* **EXERCISE TASK**
Within the records below, reproduce without change the lines from the line that has "Give me the matplotlib source for this chart." through the line that has "legend_significant = [True, False]", and only those.
··· EXTRACTED DATA ···
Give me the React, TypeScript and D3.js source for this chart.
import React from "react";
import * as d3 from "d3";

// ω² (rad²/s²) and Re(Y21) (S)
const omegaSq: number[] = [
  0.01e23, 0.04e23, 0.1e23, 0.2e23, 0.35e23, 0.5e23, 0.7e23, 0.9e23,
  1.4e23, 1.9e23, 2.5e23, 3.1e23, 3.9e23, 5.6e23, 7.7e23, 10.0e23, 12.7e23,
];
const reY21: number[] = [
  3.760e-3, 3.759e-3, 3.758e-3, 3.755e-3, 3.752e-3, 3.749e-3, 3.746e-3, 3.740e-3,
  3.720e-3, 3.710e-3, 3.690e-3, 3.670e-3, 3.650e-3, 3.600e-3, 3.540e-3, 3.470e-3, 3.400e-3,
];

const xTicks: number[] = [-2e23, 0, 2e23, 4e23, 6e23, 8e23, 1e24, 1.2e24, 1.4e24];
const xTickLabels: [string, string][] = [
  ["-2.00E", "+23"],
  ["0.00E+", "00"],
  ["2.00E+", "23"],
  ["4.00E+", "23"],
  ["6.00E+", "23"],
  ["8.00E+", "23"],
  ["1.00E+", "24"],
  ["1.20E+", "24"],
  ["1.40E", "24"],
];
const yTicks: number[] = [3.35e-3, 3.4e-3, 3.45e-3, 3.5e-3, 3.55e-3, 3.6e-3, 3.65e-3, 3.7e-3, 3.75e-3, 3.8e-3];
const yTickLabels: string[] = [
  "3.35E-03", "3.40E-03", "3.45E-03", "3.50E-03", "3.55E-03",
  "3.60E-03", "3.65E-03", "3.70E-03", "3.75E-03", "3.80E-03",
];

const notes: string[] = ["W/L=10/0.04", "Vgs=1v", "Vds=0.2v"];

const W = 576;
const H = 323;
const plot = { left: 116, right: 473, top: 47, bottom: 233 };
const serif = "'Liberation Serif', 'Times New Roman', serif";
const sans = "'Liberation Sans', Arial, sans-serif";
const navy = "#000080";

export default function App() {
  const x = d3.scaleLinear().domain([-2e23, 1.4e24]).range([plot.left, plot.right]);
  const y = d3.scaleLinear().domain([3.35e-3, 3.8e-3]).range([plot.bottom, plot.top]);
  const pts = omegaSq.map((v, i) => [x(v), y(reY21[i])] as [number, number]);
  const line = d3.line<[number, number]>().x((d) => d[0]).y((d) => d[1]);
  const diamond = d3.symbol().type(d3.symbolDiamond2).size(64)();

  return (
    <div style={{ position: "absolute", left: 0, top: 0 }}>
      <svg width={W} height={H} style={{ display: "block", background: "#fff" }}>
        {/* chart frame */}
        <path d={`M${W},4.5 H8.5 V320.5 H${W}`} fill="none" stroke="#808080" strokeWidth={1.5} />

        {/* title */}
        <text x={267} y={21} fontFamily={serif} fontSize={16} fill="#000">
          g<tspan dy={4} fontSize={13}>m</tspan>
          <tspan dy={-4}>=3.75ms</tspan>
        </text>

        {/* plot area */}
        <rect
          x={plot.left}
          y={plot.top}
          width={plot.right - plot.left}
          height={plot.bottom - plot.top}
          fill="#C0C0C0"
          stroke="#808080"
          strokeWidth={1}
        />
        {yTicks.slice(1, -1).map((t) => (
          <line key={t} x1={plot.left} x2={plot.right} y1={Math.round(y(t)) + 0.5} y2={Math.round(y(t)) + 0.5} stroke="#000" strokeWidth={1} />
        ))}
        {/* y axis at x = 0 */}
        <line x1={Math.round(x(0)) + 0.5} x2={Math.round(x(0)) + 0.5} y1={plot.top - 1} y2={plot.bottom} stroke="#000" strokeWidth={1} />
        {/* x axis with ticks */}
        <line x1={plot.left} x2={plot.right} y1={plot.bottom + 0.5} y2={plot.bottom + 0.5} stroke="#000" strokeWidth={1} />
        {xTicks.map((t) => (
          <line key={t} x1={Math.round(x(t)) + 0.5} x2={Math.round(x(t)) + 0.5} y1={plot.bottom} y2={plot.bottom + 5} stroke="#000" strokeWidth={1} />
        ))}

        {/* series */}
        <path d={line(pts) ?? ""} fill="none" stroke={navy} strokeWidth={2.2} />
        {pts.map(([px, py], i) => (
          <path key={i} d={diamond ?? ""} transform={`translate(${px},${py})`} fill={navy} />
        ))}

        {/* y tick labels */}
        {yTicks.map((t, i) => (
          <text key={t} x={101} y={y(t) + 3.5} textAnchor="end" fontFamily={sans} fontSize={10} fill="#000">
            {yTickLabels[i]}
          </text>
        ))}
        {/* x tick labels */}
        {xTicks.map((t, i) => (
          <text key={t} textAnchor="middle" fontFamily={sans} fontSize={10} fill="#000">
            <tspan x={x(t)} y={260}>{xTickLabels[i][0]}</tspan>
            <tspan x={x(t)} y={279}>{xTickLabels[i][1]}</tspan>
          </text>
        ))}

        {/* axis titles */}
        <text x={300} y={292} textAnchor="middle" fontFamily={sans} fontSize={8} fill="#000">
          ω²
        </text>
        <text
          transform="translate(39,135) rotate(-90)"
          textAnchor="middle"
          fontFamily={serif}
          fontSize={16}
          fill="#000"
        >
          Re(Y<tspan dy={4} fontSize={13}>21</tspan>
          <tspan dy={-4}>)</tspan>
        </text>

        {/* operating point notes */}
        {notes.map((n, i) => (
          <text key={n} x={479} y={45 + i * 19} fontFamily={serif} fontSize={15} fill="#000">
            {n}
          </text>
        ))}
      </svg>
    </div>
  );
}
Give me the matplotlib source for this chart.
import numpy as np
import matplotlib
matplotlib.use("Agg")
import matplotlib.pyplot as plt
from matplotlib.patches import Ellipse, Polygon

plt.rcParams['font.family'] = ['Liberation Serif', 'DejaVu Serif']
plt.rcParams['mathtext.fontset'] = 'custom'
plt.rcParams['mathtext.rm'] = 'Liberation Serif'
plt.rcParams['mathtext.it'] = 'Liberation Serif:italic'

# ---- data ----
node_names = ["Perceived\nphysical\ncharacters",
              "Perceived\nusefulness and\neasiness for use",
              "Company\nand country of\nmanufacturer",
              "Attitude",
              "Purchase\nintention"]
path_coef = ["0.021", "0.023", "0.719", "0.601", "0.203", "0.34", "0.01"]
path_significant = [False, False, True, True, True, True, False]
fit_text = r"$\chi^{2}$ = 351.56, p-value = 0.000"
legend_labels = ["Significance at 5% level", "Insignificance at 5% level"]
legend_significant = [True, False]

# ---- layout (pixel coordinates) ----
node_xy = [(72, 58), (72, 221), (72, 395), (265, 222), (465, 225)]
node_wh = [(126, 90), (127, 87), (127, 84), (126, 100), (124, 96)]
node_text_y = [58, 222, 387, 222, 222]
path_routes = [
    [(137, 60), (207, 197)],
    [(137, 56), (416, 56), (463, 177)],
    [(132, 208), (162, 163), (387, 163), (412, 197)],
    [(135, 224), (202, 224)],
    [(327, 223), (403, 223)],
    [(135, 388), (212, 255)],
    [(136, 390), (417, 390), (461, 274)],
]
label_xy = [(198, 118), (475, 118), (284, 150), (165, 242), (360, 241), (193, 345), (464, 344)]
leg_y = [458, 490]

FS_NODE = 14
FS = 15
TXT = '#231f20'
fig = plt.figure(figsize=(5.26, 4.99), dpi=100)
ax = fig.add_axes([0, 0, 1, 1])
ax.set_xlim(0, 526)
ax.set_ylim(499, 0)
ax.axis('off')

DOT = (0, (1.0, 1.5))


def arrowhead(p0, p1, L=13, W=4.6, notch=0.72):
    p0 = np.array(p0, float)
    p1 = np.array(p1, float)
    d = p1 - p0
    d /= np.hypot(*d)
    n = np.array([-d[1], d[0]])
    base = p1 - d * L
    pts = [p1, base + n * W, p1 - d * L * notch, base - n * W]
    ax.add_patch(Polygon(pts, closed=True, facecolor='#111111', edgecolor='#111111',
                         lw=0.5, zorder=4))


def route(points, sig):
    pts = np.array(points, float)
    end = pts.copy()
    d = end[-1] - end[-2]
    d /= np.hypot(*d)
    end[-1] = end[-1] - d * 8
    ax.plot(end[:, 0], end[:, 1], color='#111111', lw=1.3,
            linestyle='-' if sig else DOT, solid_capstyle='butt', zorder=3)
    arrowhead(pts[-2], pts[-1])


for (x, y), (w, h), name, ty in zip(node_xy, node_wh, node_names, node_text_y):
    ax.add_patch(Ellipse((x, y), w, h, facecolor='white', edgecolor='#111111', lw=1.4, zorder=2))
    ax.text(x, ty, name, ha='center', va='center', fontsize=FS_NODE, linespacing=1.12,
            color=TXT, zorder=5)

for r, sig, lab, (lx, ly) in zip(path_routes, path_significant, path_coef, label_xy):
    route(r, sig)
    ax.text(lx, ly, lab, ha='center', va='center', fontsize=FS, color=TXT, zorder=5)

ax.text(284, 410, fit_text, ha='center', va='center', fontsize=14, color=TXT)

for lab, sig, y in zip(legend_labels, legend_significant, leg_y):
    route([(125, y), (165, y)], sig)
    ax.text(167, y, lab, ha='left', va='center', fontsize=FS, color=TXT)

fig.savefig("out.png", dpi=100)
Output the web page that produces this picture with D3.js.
···
* **THE RESPONSE**
Give me the matplotlib source for this chart.
import numpy as np
import matplotlib
matplotlib.use("Agg")
import matplotlib.pyplot as plt
from matplotlib.patches import Ellipse, Polygon

plt.rcParams['font.family'] = ['Liberation Serif', 'DejaVu Serif']
plt.rcParams['mathtext.fontset'] = 'custom'
plt.rcParams['mathtext.rm'] = 'Liberation Serif'
plt.rcParams['mathtext.it'] = 'Liberation Serif:italic'

# ---- data ----
node_names = ["Perceived\nphysical\ncharacters",
              "Perceived\nusefulness and\neasiness for use",
              "Company\nand country of\nmanufacturer",
              "Attitude",
              "Purchase\nintention"]
path_coef = ["0.021", "0.023", "0.719", "0.601", "0.203", "0.34", "0.01"]
path_significant = [False, False, True, True, True, True, False]
fit_text = r"$\chi^{2}$ = 351.56, p-value = 0.000"
legend_labels = ["Significance at 5% level", "Insignificance at 5% level"]
legend_significant = [True, False]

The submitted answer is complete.